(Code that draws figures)
>>>
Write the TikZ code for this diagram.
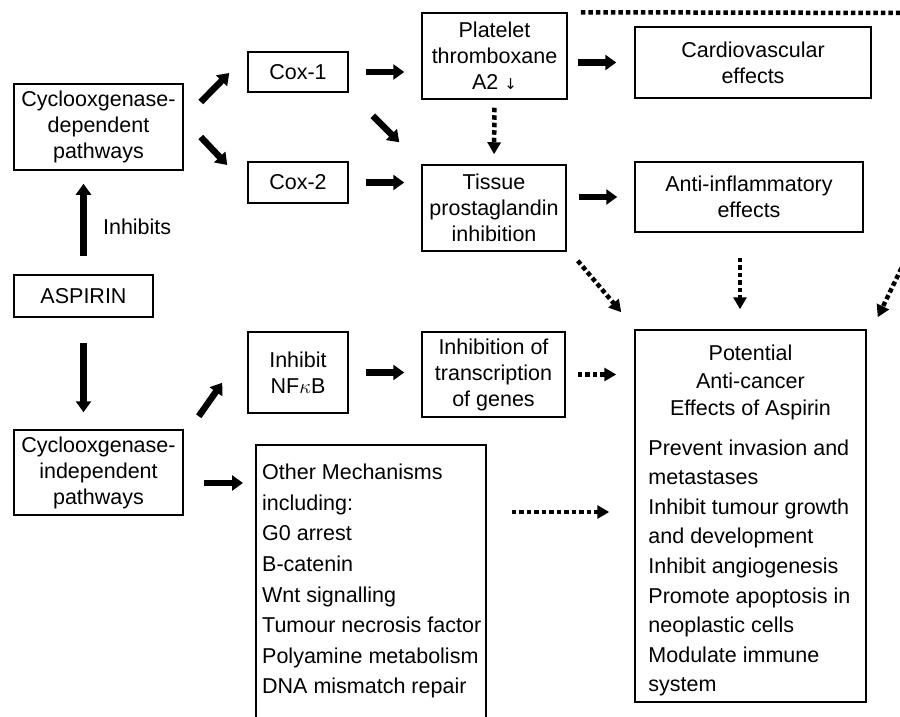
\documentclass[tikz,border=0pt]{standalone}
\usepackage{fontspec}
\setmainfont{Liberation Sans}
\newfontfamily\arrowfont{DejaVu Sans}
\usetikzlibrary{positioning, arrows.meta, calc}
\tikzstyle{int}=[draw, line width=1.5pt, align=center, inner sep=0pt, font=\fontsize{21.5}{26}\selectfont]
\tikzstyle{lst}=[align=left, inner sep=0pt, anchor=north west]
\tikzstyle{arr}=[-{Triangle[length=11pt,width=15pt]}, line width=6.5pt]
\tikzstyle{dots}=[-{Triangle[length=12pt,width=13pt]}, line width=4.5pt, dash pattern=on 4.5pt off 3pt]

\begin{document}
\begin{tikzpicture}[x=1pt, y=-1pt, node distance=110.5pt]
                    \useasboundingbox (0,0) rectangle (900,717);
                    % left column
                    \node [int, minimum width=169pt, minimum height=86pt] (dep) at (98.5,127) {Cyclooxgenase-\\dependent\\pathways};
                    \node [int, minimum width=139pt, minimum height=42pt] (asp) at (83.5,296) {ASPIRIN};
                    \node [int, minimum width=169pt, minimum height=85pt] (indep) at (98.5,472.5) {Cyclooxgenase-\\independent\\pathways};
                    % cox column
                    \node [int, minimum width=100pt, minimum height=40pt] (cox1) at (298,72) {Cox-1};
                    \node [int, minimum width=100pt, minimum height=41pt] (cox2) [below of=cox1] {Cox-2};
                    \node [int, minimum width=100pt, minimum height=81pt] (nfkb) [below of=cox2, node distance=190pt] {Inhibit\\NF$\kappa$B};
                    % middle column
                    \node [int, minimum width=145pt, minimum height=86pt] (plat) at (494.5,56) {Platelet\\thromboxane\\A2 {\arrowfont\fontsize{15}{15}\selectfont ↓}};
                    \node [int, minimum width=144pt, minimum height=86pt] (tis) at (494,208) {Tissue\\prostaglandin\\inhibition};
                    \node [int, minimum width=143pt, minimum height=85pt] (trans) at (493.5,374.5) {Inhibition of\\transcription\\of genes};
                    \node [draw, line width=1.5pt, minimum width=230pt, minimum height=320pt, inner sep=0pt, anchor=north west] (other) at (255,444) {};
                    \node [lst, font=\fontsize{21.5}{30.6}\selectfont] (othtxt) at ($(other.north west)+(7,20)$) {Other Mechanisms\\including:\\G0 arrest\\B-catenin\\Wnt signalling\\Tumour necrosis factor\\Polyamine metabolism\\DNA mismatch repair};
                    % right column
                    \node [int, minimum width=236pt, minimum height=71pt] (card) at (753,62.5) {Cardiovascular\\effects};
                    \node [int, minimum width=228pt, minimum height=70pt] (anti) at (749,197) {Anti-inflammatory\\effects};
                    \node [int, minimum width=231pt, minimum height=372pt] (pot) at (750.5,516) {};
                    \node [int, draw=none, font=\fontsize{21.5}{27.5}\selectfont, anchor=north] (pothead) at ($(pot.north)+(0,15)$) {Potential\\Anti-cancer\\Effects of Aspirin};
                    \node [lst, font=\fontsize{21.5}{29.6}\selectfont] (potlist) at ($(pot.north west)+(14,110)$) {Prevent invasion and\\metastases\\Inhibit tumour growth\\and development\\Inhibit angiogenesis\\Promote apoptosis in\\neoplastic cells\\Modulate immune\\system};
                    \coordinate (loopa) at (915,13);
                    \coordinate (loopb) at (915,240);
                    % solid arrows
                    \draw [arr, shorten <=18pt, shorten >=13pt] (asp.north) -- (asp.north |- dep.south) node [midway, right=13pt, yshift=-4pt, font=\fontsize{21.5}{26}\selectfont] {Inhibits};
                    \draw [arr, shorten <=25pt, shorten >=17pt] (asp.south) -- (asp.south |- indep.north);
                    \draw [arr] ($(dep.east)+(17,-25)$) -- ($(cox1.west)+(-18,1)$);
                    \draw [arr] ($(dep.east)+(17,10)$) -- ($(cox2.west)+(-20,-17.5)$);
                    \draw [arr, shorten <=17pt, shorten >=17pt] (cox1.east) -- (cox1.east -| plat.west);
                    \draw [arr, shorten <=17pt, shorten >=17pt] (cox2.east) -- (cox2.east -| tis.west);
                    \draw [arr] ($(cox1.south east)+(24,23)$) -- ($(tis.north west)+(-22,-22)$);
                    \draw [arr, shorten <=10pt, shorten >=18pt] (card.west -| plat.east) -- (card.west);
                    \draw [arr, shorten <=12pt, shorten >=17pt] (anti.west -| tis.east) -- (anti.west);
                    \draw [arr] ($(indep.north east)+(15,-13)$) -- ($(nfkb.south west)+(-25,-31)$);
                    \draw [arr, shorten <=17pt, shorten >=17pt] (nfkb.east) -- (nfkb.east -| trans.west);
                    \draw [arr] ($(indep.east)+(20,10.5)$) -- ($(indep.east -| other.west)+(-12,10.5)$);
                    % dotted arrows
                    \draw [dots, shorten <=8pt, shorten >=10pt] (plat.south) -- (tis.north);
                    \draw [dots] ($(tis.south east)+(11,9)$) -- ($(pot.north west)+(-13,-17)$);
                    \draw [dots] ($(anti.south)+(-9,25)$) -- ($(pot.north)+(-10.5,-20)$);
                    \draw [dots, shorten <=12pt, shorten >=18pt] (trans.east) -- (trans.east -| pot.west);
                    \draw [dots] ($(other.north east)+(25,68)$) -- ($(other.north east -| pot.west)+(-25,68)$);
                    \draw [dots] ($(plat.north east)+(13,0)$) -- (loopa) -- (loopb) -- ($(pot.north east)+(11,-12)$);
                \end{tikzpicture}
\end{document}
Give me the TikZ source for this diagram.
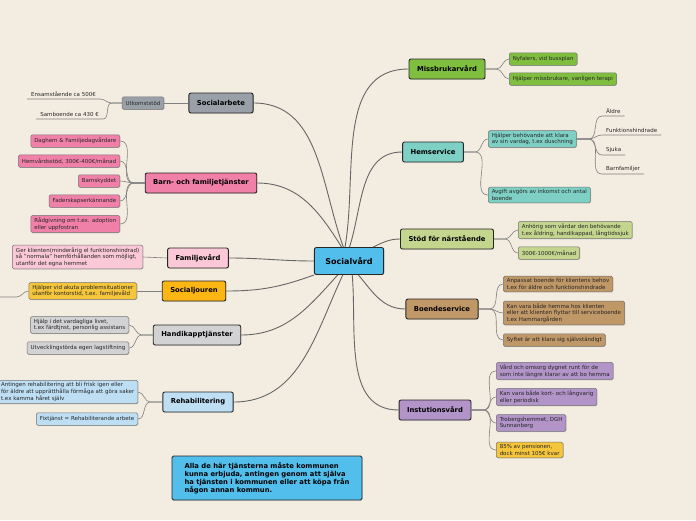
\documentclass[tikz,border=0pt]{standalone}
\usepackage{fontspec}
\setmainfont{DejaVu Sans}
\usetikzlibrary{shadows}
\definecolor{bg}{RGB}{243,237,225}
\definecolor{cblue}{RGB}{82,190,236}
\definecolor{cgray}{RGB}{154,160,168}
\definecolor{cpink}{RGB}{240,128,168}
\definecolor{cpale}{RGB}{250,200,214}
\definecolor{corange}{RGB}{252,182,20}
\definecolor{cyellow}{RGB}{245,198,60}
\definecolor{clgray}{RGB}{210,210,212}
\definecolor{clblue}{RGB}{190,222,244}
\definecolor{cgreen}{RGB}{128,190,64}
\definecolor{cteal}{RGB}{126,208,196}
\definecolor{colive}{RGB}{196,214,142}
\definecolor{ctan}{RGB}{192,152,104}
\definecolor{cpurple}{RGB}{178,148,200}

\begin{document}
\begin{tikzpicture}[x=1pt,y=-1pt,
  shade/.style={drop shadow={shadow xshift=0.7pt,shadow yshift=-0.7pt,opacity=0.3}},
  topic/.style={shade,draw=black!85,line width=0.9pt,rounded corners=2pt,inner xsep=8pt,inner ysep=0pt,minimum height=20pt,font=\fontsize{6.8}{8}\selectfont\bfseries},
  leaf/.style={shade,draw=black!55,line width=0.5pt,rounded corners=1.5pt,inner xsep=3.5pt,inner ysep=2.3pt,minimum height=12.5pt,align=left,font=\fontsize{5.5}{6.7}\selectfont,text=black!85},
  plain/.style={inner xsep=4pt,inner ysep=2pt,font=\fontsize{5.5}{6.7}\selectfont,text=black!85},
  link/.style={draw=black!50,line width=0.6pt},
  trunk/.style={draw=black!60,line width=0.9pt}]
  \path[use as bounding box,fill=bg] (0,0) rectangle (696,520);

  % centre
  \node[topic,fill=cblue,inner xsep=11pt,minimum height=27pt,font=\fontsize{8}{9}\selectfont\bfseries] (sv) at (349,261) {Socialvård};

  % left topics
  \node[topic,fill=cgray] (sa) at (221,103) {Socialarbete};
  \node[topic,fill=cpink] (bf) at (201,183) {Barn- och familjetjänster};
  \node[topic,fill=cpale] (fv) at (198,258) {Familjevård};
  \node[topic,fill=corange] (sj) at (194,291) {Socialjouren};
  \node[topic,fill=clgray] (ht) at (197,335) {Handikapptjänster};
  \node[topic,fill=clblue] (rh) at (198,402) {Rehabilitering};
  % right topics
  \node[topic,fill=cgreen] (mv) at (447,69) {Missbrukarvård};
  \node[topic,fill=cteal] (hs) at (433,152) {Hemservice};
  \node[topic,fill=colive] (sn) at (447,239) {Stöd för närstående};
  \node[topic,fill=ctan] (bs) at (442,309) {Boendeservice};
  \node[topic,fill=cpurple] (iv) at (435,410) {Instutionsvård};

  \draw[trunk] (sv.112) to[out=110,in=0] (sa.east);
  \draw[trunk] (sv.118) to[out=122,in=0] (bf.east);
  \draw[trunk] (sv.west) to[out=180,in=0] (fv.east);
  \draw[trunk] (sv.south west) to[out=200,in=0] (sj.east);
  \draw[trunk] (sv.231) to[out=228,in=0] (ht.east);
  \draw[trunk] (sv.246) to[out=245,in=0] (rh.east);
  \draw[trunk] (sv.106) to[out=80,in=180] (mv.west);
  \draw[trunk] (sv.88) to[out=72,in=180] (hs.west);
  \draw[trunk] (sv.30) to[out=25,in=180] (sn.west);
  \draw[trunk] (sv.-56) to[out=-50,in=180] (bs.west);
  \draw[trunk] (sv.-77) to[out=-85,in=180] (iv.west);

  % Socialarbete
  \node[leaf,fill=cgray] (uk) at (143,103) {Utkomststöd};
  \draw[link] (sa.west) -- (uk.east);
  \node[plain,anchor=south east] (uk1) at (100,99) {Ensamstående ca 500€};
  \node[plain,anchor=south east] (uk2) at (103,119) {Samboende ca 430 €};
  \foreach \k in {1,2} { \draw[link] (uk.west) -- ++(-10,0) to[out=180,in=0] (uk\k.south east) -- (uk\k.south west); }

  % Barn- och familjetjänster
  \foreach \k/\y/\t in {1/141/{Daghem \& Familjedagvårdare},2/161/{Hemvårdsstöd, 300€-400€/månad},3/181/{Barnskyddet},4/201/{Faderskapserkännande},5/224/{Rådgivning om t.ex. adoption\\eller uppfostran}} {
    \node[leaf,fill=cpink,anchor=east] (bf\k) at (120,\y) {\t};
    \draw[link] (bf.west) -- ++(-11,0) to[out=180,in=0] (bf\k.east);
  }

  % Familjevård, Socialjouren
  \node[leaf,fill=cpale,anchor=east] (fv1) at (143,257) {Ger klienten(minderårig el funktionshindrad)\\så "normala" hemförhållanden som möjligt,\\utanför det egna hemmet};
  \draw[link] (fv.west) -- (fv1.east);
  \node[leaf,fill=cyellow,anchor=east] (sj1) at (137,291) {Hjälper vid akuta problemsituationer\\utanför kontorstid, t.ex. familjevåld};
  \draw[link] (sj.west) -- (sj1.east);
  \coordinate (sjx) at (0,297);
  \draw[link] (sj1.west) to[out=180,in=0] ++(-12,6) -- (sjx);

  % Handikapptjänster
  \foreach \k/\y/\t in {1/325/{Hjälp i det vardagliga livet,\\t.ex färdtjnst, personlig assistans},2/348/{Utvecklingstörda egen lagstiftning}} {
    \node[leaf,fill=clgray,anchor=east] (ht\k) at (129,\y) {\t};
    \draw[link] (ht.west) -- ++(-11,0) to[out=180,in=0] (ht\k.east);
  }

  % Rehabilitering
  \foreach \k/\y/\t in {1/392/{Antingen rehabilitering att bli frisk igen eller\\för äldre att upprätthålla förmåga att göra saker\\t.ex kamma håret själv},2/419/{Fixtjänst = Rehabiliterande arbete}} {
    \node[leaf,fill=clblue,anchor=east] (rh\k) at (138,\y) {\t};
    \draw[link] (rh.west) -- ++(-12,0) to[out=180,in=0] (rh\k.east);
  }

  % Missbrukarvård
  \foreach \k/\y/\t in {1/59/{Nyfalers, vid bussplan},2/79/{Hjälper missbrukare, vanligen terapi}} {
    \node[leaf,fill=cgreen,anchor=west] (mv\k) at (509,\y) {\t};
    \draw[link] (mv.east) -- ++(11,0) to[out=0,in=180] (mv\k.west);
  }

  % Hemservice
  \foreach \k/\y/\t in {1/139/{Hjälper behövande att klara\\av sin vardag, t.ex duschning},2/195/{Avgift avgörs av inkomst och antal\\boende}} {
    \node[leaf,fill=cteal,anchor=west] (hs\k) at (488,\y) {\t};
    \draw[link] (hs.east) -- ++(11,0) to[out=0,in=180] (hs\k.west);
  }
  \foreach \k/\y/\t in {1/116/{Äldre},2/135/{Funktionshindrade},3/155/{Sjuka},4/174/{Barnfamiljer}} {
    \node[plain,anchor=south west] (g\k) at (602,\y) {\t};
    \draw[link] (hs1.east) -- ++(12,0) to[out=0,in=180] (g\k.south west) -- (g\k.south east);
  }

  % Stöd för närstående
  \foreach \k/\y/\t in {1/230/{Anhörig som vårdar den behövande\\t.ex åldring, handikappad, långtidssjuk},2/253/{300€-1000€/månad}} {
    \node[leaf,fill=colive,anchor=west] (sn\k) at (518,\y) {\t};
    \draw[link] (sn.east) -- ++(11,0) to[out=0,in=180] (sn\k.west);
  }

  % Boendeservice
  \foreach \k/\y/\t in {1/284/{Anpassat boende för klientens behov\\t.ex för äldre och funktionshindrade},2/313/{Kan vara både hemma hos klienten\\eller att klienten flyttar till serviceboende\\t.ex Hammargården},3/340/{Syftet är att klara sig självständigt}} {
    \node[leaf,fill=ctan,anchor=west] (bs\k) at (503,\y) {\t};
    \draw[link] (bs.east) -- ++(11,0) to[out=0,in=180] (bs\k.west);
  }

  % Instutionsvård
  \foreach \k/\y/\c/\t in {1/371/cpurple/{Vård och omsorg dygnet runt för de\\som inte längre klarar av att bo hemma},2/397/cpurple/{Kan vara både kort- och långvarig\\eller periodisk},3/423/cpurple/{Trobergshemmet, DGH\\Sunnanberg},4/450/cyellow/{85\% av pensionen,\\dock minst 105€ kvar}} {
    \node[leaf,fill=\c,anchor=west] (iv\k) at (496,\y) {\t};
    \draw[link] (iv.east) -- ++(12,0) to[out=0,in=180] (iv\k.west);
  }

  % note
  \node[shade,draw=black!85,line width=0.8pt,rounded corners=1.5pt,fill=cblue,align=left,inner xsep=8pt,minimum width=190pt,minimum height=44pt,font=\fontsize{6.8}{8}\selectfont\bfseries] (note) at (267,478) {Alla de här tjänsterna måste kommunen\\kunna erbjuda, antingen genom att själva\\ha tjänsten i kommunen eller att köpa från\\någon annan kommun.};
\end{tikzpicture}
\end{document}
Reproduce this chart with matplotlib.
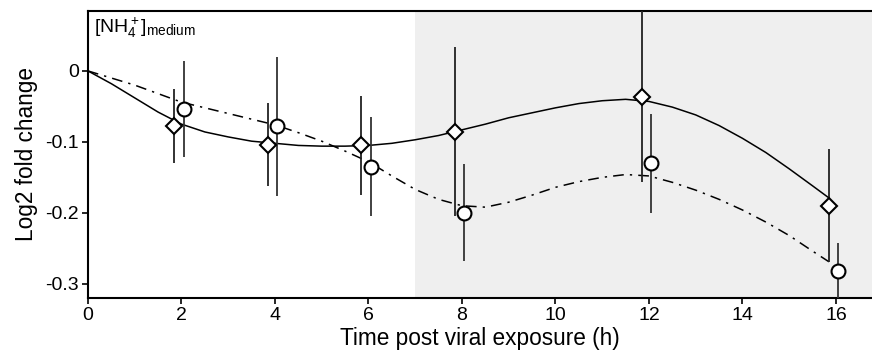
<<<
## Set exercise
Using the entries above, extract exactly the lines from the one that contains "Give me the TikZ source for this diagram." through the one that contains "(sv) at (349,261)". Do not carry over any pictures.

## Full answer
Give me the TikZ source for this diagram.
\documentclass[tikz,border=0pt]{standalone}
\usepackage{fontspec}
\setmainfont{DejaVu Sans}
\usetikzlibrary{shadows}
\definecolor{bg}{RGB}{243,237,225}
\definecolor{cblue}{RGB}{82,190,236}
\definecolor{cgray}{RGB}{154,160,168}
\definecolor{cpink}{RGB}{240,128,168}
\definecolor{cpale}{RGB}{250,200,214}
\definecolor{corange}{RGB}{252,182,20}
\definecolor{cyellow}{RGB}{245,198,60}
\definecolor{clgray}{RGB}{210,210,212}
\definecolor{clblue}{RGB}{190,222,244}
\definecolor{cgreen}{RGB}{128,190,64}
\definecolor{cteal}{RGB}{126,208,196}
\definecolor{colive}{RGB}{196,214,142}
\definecolor{ctan}{RGB}{192,152,104}
\definecolor{cpurple}{RGB}{178,148,200}

\begin{document}
\begin{tikzpicture}[x=1pt,y=-1pt,
  shade/.style={drop shadow={shadow xshift=0.7pt,shadow yshift=-0.7pt,opacity=0.3}},
  topic/.style={shade,draw=black!85,line width=0.9pt,rounded corners=2pt,inner xsep=8pt,inner ysep=0pt,minimum height=20pt,font=\fontsize{6.8}{8}\selectfont\bfseries},
  leaf/.style={shade,draw=black!55,line width=0.5pt,rounded corners=1.5pt,inner xsep=3.5pt,inner ysep=2.3pt,minimum height=12.5pt,align=left,font=\fontsize{5.5}{6.7}\selectfont,text=black!85},
  plain/.style={inner xsep=4pt,inner ysep=2pt,font=\fontsize{5.5}{6.7}\selectfont,text=black!85},
  link/.style={draw=black!50,line width=0.6pt},
  trunk/.style={draw=black!60,line width=0.9pt}]
  \path[use as bounding box,fill=bg] (0,0) rectangle (696,520);

  % centre
  \node[topic,fill=cblue,inner xsep=11pt,minimum height=27pt,font=\fontsize{8}{9}\selectfont\bfseries] (sv) at (349,261) {Socialvård};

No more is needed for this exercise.